Fonontech’s business model doesn’t revolve around equipment sales. According to Hendriks, his company wants to focus on the supply of consumables, the plates with the microcartridges. The impulse printer works with common conductive inks, which is why suppliers of those materials fully support the Eindhoven startup.

Push through the limit

Together with his technical right-hand man Fabien Bruning, Hendriks explains that there are two major opportunities. On the one hand, there’s the back-end semicon that wants to be able to apply advanced trace patterns for new packaging techniques such as hybrid integration. Fonontech is working on a small industrial R&D machine that these types of customers can start experimenting with.

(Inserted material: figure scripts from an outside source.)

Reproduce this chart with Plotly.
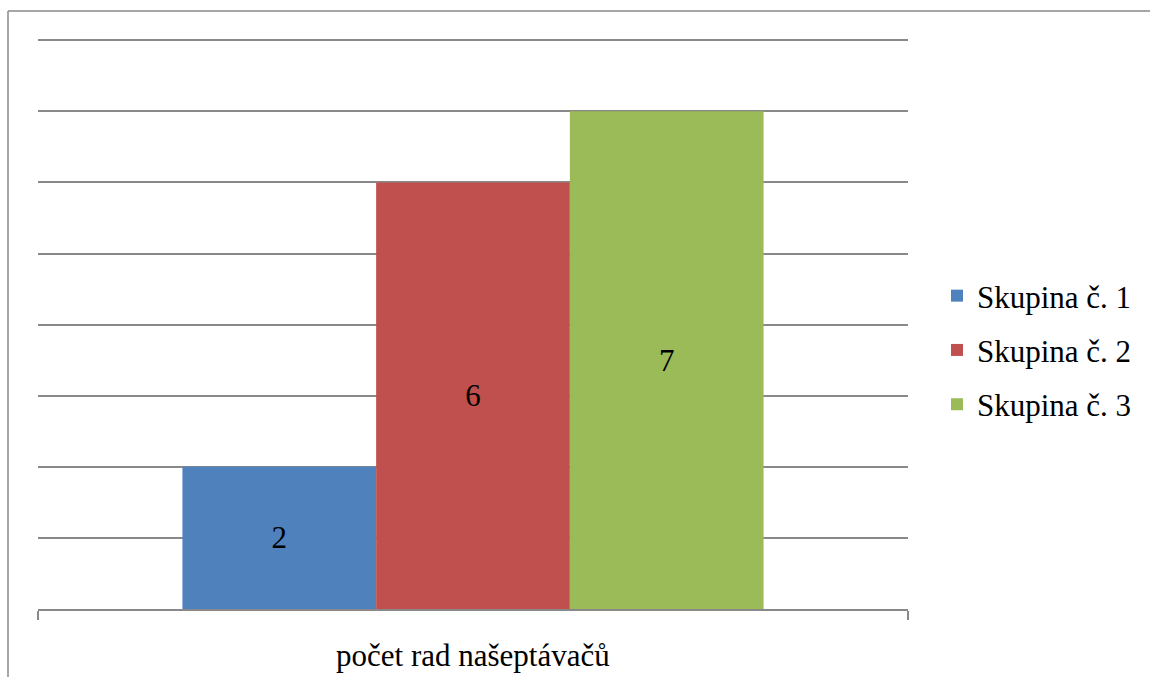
import plotly.graph_objects as go

# Data
category = ["počet rad našeptávačů"]
groups = ["Skupina č. 1", "Skupina č. 2", "Skupina č. 3"]
values = [2, 6, 7]
colors = ["#4F81BD", "#C0504D", "#9BBB59"]

FONT = "Liberation Serif"
GRID = "#898989"
FS = 31

fig = go.Figure()
for i, (name, val, col) in enumerate(zip(groups, values, colors)):
    fig.add_trace(go.Bar(
        x=category, y=[val], name=name,
        marker=dict(color=col, line=dict(width=0)),
        text=[str(val)], textposition="inside", insidetextanchor="middle",
        textfont=dict(family=FONT, size=FS, color="black"),
        legendgroup=f"g{i}",
    ))

# Plot area: value 0 at y=609 px, value 8 at y=40 px; the y range is
# padded slightly above 8 so the top gridline is drawn.
W, H = 1150, 677
Y_TOP = 8.2
unit = (609 - 40) / 8.0
ml, mr, mb = 38, 242, 68
mt = round(40 - (Y_TOP - 8) * unit)
pw, ph = W - ml - mr, H - mt - mb

def px_x(x):
    return (x - ml) / pw

def px_y(y):
    return (H - mb - y) / ph

fig.update_layout(
    width=W, height=H,
    margin=dict(l=ml, r=mr, t=mt, b=mb, pad=0, autoexpand=False),
    paper_bgcolor="white", plot_bgcolor="white",
    barmode="group", bargap=0.332, bargroupgap=0,
    font=dict(family=FONT, size=FS, color="black"),
    showlegend=True,
    legend=dict(
        x=px_x(937), y=px_y(350), xanchor="left", yanchor="middle",
        font=dict(family=FONT, size=FS, color="black"),
        traceorder="grouped", tracegroupgap=11,
        bgcolor="rgba(0,0,0,0)", itemwidth=30,
    ),
    xaxis=dict(
        showline=True, linecolor=GRID, linewidth=1.5,
        ticks="outside", tickson="boundaries", ticklen=9,
        tickcolor=GRID, tickwidth=1.5,
        showgrid=False, showticklabels=False, automargin=False,
    ),
    yaxis=dict(
        range=[0, Y_TOP], dtick=1, tick0=0, showticklabels=False,
        showgrid=True, gridcolor=GRID, gridwidth=1.5,
        zeroline=False, showline=False, ticks="", automargin=False,
    ),
    annotations=[
        dict(text=category[0], xref="paper", yref="paper",
             x=0.5, y=px_y(655), xanchor="center", yanchor="middle",
             showarrow=False, font=dict(family=FONT, size=FS, color="black")),
    ],
    shapes=[
        dict(type="line", xref="paper", yref="paper",
             x0=px_x(8), x1=px_x(8), y0=px_y(H + 5), y1=px_y(11),
             line=dict(color=GRID, width=1.5)),
        dict(type="line", xref="paper", yref="paper",
             x0=px_x(8), x1=px_x(W + 5), y0=px_y(11), y1=px_y(11),
             line=dict(color=GRID, width=1.5)),
    ],
)

fig.write_html("out.html")
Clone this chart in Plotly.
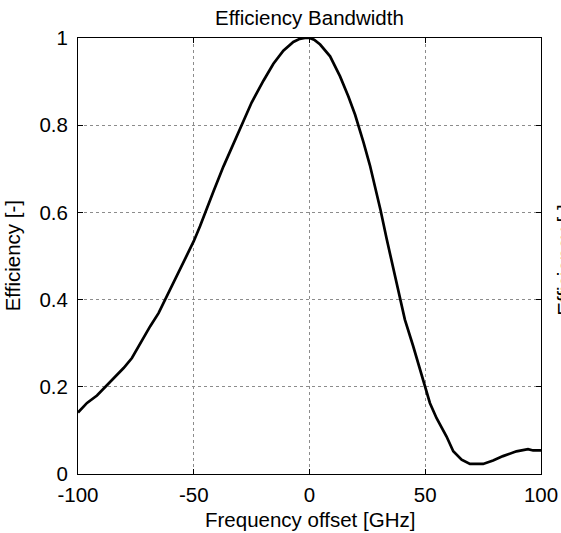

The company is currently expanding its team to bring this Impulse Beta Tool to the market.

Hendriks and Bruning also see a lot of interest in the flat-panel display (FDP) market. There, selling their core technology is probably the best option – the printhead and the filling mechanism, so without the substrate handling. For their business model, it makes no difference: both markets need micromolds. Depending on the application, Hendriks estimates that each mold will last a thousand to ten thousand ‘exposures.’

Fonontech is looking to build a core system with a 128-by-128-millimeter printhead. Such a system will be able to print panels measuring 600 by 600 mm, a format that’s currently making its way into back-end assembly. It can also print entire 300 mm wafers.

The same format can be used in FDP manufacturing. Hendriks and Bruning are mainly thinking of displays with micro-LEDs that manufacturers put together from a large number of individual tiles. Impulse printing brings an added advantage to this industry. It enables the application of contact lines across the edge, making it possible to assemble large displays from individual tiles in fewer steps. “Traditional manufacturing techniques are stretched to the limit. Our impulse printing solution will push through this limit,” states CTO Bruning.

Fabien Bruning (left) and Rob Hendriks (right) with Stijn de Bruin of Beckhoff next to the proof-of-concept machine, the Impulse Alpha Tool. All commercial-of-the-shelf parts, such as the machine controller and the network components, come from Beckhoff.

Sustainable assembly and manufacturing

In a press release, Fonontech claims its technology also helps reduce the ecological impact of microelectronics production by a factor of 1,000. “Today’s lithography-based processes consist of many complex steps with high carbon emission rates that are difficult to reduce. Impulse printing is an additive process, copying a pattern thousands of times at very high speed, while only depositing material in required places.”

Hendriks adds, “Our ambition is to become the global market leader in sustainable assembly and manufacturing of microelectronics. This means scaling up as quickly as possible.”